News of Note
CRA rules that the negative repo spread on a reverse repo was not interest
In a traditional “reverse repo” (the term, as contrasted with “repo,” that is used where the transaction is viewed from the perspective of the purchaser rather than the seller), the securities such as bonds are purchased for $X in cash and agreed to be repurchased by the seller at a later date at a somewhat higher price. This positive spread represents what economically is interest that the purchaser is earning on its cash. But what if the reverse repo occurs in a negative interest rate environment, so that the bond is repurchased by the seller at a “negative repo spread” (i.e., the repurchase price is lower than $X)?
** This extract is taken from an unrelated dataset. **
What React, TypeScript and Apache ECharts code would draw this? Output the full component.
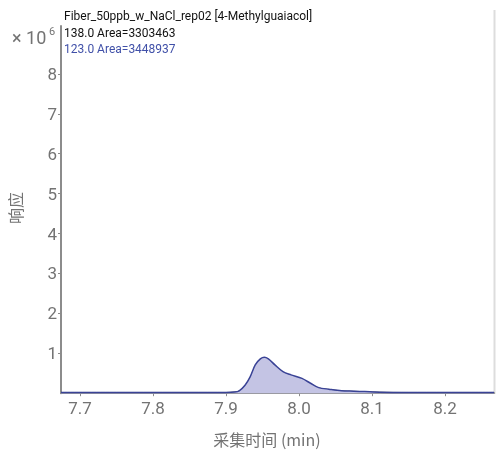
import React, { useEffect, useRef } from "react";
import * as echarts from "echarts";

const titleLine = "Fiber_50ppb_w_NaCl_rep02 [4-Methylguaiacol]";
const legend138 = "138.0 Area=3303463";
const legend123 = "123.0 Area=3448937";
const xTicks = [7.7, 7.8, 7.9, 8.0, 8.1, 8.2];
const yTicks = [1e6, 2e6, 3e6, 4e6, 5e6, 6e6, 7e6, 8e6];
const xMin = 7.674;
const xMax = 8.267;
const yMax = 9.2e6;

const times = [7.674, 7.75, 7.85, 7.9, 7.912, 7.918, 7.926, 7.933, 7.94, 7.947, 7.9525, 7.958, 7.967, 7.978, 7.989, 8.004, 8.0157, 8.027, 8.041, 8.058, 8.075, 8.09, 8.11, 8.15, 8.2, 8.267];
const resp123 = [20000, 20000, 20000, 20000, 30000, 60000, 200000, 410000, 710000, 860000, 900000, 860000, 710000, 540000, 460000, 370000, 250000, 140000, 100000, 60000, 50000, 40000, 25000, 20000, 20000, 20000];
const resp138 = [18000, 18000, 18000, 18000, 28000, 55000, 190000, 390000, 680000, 820000, 860000, 820000, 680000, 520000, 440000, 350000, 240000, 130000, 95000, 57000, 47000, 38000, 24000, 18000, 18000, 18000];

export default function App() {
  const ref = useRef<HTMLDivElement>(null);
  useEffect(() => {
    if (!ref.current) return;
    const chart = echarts.init(ref.current, null, { renderer: "svg" });
    const gray = "#737373";
    chart.setOption({
      animation: false,
      grid: { left: 61, right: 4, top: 26, bottom: 56.8, containLabel: false },
      xAxis: {
        type: "value",
        min: xMin,
        max: xMax,
        axisLine: { show: true, lineStyle: { color: "#8c8c8c", width: 2 } },
        axisTick: { show: true, length: 3, customValues: xTicks, lineStyle: { color: "#8c8c8c" } },
        axisLabel: {
          customValues: xTicks,
          formatter: (v: number) => v.toFixed(1),
          color: gray,
          fontSize: 17,
          fontFamily: "Roboto",
          margin: 6,
        },
        splitLine: { show: false },
      },
      yAxis: {
        type: "value",
        min: 0,
        max: yMax,
        axisLine: { show: true, lineStyle: { color: "#8c8c8c", width: 2 } },
        axisTick: { show: true, length: 3, customValues: yTicks, lineStyle: { color: "#8c8c8c" } },
        axisLabel: {
          customValues: yTicks,
          formatter: (v: number) => String(Math.round(v / 1e6)),
          color: gray,
          fontSize: 17,
          fontFamily: "Roboto",
          margin: 4,
        },
        splitLine: { show: false },
      },
      series: [
        {
          name: legend138,
          type: "line",
          data: times.map((t, i) => [t, resp138[i]]),
          showSymbol: false,
          smooth: 0.3,
          lineStyle: { color: "#222222", width: 1 },
          z: 1,
        },
        {
          name: legend123,
          type: "line",
          data: times.map((t, i) => [t, resp123[i]]),
          showSymbol: false,
          smooth: 0.3,
          lineStyle: { color: "#3a4396", width: 1.5 },
          areaStyle: { color: "#c4c4e4", opacity: 1 },
          z: 2,
        },
      ],
      graphic: [
        {
          type: "line",
          shape: { x1: 494.5, y1: 10, x2: 494.5, y2: 394 },
          style: { stroke: "#dddddd", lineWidth: 2 },
        },
        {
          type: "text",
          x: 64,
          y: 16,
          style: { text: titleLine, fill: "#111111", font: "12px Roboto", textVerticalAlign: "middle" },
        },
        {
          type: "text",
          x: 64,
          y: 33,
          style: { text: legend138, fill: "#111111", font: "12px Roboto", textVerticalAlign: "middle" },
        },
        {
          type: "text",
          x: 64,
          y: 49,
          style: { text: legend123, fill: "#4050a8", font: "12px Roboto", textVerticalAlign: "middle" },
        },
        {
          type: "text",
          x: 12,
          y: 37,
          style: { text: "× 10", fill: gray, font: "18px Roboto", textVerticalAlign: "middle" },
        },
        {
          type: "text",
          x: 49,
          y: 31,
          style: { text: "6", fill: gray, font: "11px Roboto", textVerticalAlign: "middle" },
        },
        {
          type: "text",
          x: 15,
          y: 208,
          rotation: Math.PI / 2,
          style: {
            text: "响应",
            fill: gray,
            font: "16px 'Noto Sans CJK SC'",
            textAlign: "center",
            textVerticalAlign: "middle",
          },
        },
        {
          type: "text",
          x: 267,
          y: 439,
          style: {
            text: "采集时间 (min)",
            fill: gray,
            font: "16px 'Noto Sans CJK SC'",
            textAlign: "center",
            textVerticalAlign: "middle",
          },
        },
      ],
    });
    return () => chart.dispose();
  }, []);
  return <div ref={ref} style={{ position: "fixed", left: 0, top: 0, width: 498, height: 450 }} />;
}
CRA ruled that “[t]he negative repo spread … will not be considered to be interest or an amount paid or credited as, on account or in lieu of, or in satisfaction of interest for the purposes of paragraph 212(1)(b).” In its (less than prolix) reasons provided in its summary, it stated that “the agreements are purchase and sale agreements to which subsection 260(2) does not apply.” The notion appears to be that the form of the transactions (a sale and repurchase) will not be recharacterized. CRA might also have said (but did not) that negative interest is not interest.
This ruling interested the parties because they were affiliates. In particular, the purchaser (presumably, a resident) might have been concerned that the negative interest that in effect was paid by it to its non-arm’s length and non-resident counterparty might be subject to Part XIII tax.
Neal Armstrong. Summary of 2019 Ruling 2018-0776381R3 under s. 212(1)(b).
CRA states that investing carried on with the proceeds of sale of a business in which the spousal shareholders had been engaged full time generally would generate TOSI on resulting dividends
After a husband and wife’s corporation (in whose business they had worked full time for 5 years) has sold its business and reinvested the proceeds, they receive dividends out of the resulting investment income generated. Assuming that the exception for “excluded shares” did not apply, would the dividends be split income, because the definition of “excluded business” could no longer be met because the business had ceased?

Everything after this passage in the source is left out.